Each line of the material below should be reproduced exactly.

# # # #

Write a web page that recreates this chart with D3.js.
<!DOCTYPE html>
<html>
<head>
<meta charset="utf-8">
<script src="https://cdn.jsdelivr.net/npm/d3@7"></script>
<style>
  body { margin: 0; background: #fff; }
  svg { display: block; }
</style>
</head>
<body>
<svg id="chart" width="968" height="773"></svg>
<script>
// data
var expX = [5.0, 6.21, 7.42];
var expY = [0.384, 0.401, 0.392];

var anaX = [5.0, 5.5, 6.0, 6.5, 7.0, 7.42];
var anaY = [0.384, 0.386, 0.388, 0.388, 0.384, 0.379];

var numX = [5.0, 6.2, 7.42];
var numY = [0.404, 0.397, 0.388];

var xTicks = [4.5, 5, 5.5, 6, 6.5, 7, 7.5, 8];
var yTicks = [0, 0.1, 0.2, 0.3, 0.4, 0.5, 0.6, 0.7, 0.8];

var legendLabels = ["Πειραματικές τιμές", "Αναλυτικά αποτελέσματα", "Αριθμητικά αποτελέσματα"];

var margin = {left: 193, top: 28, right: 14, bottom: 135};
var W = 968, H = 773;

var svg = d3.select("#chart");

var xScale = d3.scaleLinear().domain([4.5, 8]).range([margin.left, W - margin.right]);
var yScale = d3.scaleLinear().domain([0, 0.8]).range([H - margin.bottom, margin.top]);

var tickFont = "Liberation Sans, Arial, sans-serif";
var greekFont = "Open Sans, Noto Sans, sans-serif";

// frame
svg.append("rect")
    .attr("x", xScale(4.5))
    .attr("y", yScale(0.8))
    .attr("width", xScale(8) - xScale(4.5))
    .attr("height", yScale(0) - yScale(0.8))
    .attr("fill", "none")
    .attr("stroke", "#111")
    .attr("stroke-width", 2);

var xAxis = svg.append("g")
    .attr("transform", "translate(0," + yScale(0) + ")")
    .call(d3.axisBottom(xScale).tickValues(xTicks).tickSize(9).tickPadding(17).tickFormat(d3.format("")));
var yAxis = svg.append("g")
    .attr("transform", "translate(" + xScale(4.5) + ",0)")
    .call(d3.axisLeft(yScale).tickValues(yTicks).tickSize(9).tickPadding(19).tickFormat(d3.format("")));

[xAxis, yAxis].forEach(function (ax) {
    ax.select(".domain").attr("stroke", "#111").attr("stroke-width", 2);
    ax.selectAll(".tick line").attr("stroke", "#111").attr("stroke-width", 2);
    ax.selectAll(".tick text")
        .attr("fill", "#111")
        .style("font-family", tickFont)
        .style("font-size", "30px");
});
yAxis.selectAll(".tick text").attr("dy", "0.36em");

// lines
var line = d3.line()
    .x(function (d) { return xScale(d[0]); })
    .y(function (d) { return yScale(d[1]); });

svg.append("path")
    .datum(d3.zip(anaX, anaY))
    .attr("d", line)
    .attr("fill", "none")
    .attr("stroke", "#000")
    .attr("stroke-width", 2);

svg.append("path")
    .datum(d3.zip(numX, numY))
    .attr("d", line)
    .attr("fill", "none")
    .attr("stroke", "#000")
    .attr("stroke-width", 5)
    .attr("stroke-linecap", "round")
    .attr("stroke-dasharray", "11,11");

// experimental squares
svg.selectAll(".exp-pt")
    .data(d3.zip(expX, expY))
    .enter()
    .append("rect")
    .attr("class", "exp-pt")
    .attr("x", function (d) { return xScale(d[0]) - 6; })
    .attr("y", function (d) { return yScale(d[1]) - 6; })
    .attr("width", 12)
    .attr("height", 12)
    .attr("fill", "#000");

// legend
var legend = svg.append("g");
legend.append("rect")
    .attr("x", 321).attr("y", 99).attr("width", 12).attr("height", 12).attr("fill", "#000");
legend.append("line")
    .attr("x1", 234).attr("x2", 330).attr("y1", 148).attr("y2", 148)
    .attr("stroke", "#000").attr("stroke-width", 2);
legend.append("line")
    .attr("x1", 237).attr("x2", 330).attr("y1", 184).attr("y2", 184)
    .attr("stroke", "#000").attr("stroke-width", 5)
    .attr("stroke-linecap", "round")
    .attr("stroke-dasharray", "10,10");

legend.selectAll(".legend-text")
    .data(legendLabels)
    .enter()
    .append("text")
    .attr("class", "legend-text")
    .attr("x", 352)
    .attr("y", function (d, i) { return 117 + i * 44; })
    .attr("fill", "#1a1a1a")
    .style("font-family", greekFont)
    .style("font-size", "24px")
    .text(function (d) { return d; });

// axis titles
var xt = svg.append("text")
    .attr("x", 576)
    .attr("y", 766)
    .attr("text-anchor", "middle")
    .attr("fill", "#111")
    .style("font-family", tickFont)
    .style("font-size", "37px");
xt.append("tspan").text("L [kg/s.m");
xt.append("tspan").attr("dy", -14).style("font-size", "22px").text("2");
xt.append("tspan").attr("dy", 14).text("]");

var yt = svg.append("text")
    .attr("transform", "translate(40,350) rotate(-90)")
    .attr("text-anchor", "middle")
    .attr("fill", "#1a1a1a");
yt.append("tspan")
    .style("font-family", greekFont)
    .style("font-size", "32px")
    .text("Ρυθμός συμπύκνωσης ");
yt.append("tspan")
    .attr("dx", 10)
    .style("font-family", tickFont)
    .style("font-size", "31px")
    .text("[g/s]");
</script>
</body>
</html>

# # # #

● **Exercise output**
Write a web page that recreates this chart with D3.js.
<!DOCTYPE html>
<html>
<head>
<meta charset="utf-8">
<script src="https://cdn.jsdelivr.net/npm/d3@7"></script>
<style>
  body { margin: 0; background: #fff; }
  svg { display: block; }
</style>
</head>
<body>
<svg id="chart" width="968" height="773"></svg>
<script>
// data
var expX = [5.0, 6.21, 7.42];
var expY = [0.384, 0.401, 0.392];

var anaX = [5.0, 5.5, 6.0, 6.5, 7.0, 7.42];
var anaY = [0.384, 0.386, 0.388, 0.388, 0.384, 0.379];

var numX = [5.0, 6.2, 7.42];
var numY = [0.404, 0.397, 0.388];

var xTicks = [4.5, 5, 5.5, 6, 6.5, 7, 7.5, 8];
var yTicks = [0, 0.1, 0.2, 0.3, 0.4, 0.5, 0.6, 0.7, 0.8];

var legendLabels = ["Πειραματικές τιμές", "Αναλυτικά αποτελέσματα", "Αριθμητικά αποτελέσματα"];

var margin = {left: 193, top: 28, right: 14, bottom: 135};
var W = 968, H = 773;

var svg = d3.select("#chart");

var xScale = d3.scaleLinear().domain([4.5, 8]).range([margin.left, W - margin.right]);
var yScale = d3.scaleLinear().domain([0, 0.8]).range([H - margin.bottom, margin.top]);

var tickFont = "Liberation Sans, Arial, sans-serif";
var greekFont = "Open Sans, Noto Sans, sans-serif";

// frame
svg.append("rect")
    .attr("x", xScale(4.5))
    .attr("y", yScale(0.8))
    .attr("width", xScale(8) - xScale(4.5))
    .attr("height", yScale(0) - yScale(0.8))
    .attr("fill", "none")
    .attr("stroke", "#111")
    .attr("stroke-width", 2);

var xAxis = svg.append("g")
    .attr("transform", "translate(0," + yScale(0) + ")")
    .call(d3.axisBottom(xScale).tickValues(xTicks).tickSize(9).tickPadding(17).tickFormat(d3.format("")));
var yAxis = svg.append("g")
    .attr("transform", "translate(" + xScale(4.5) + ",0)")
    .call(d3.axisLeft(yScale).tickValues(yTicks).tickSize(9).tickPadding(19).tickFormat(d3.format("")));

[xAxis, yAxis].forEach(function (ax) {
    ax.select(".domain").attr("stroke", "#111").attr("stroke-width", 2);
    ax.selectAll(".tick line").attr("stroke", "#111").attr("stroke-width", 2);
    ax.selectAll(".tick text")
        .attr("fill", "#111")
        .style("font-family", tickFont)
        .style("font-size", "30px");
});
yAxis.selectAll(".tick text").attr("dy", "0.36em");

// lines
var line = d3.line()
    .x(function (d) { return xScale(d[0]); })
    .y(function (d) { return yScale(d[1]); });

svg.append("path")
    .datum(d3.zip(anaX, anaY))
    .attr("d", line)
    .attr("fill", "none")
    .attr("stroke", "#000")
    .attr("stroke-width", 2);

svg.append("path")
    .datum(d3.zip(numX, numY))
    .attr("d", line)
    .attr("fill", "none")
    .attr("stroke", "#000")
    .attr("stroke-width", 5)
    .attr("stroke-linecap", "round")
    .attr("stroke-dasharray", "11,11");

// experimental squares
svg.selectAll(".exp-pt")
    .data(d3.zip(expX, expY))
    .enter()
    .append("rect")
    .attr("class", "exp-pt")
    .attr("x", function (d) { return xScale(d[0]) - 6; })
    .attr("y", function (d) { return yScale(d[1]) - 6; })
    .attr("width", 12)
    .attr("height", 12)
    .attr("fill", "#000");

// legend
var legend = svg.append("g");
legend.append("rect")
    .attr("x", 321).attr("y", 99).attr("width", 12).attr("height", 12).attr("fill", "#000");
legend.append("line")
    .attr("x1", 234).attr("x2", 330).attr("y1", 148).attr("y2", 148)
    .attr("stroke", "#000").attr("stroke-width", 2);
legend.append("line")
    .attr("x1", 237).attr("x2", 330).attr("y1", 184).attr("y2", 184)
    .attr("stroke", "#000").attr("stroke-width", 5)
    .attr("stroke-linecap", "round")
    .attr("stroke-dasharray", "10,10");

legend.selectAll(".legend-text")
    .data(legendLabels)
    .enter()
    .append("text")
    .attr("class", "legend-text")
    .attr("x", 352)
    .attr("y", function (d, i) { return 117 + i * 44; })
    .attr("fill", "#1a1a1a")
    .style("font-family", greekFont)
    .style("font-size", "24px")
    .text(function (d) { return d; });

// axis titles
var xt = svg.append("text")
    .attr("x", 576)
    .attr("y", 766)
    .attr("text-anchor", "middle")
    .attr("fill", "#111")
    .style("font-family", tickFont)
    .style("font-size", "37px");
xt.append("tspan").text("L [kg/s.m");
xt.append("tspan").attr("dy", -14).style("font-size", "22px").text("2");
xt.append("tspan").attr("dy", 14).text("]");

var yt = svg.append("text")
    .attr("transform", "translate(40,350) rotate(-90)")
    .attr("text-anchor", "middle")
    .attr("fill", "#1a1a1a");
yt.append("tspan")
    .style("font-family", greekFont)
    .style("font-size", "32px")
    .text("Ρυθμός συμπύκνωσης ");
yt.append("tspan")
    .attr("dx", 10)
    .style("font-family", tickFont)
    .style("font-size", "31px")
    .text("[g/s]");
</script>
</body>
</html>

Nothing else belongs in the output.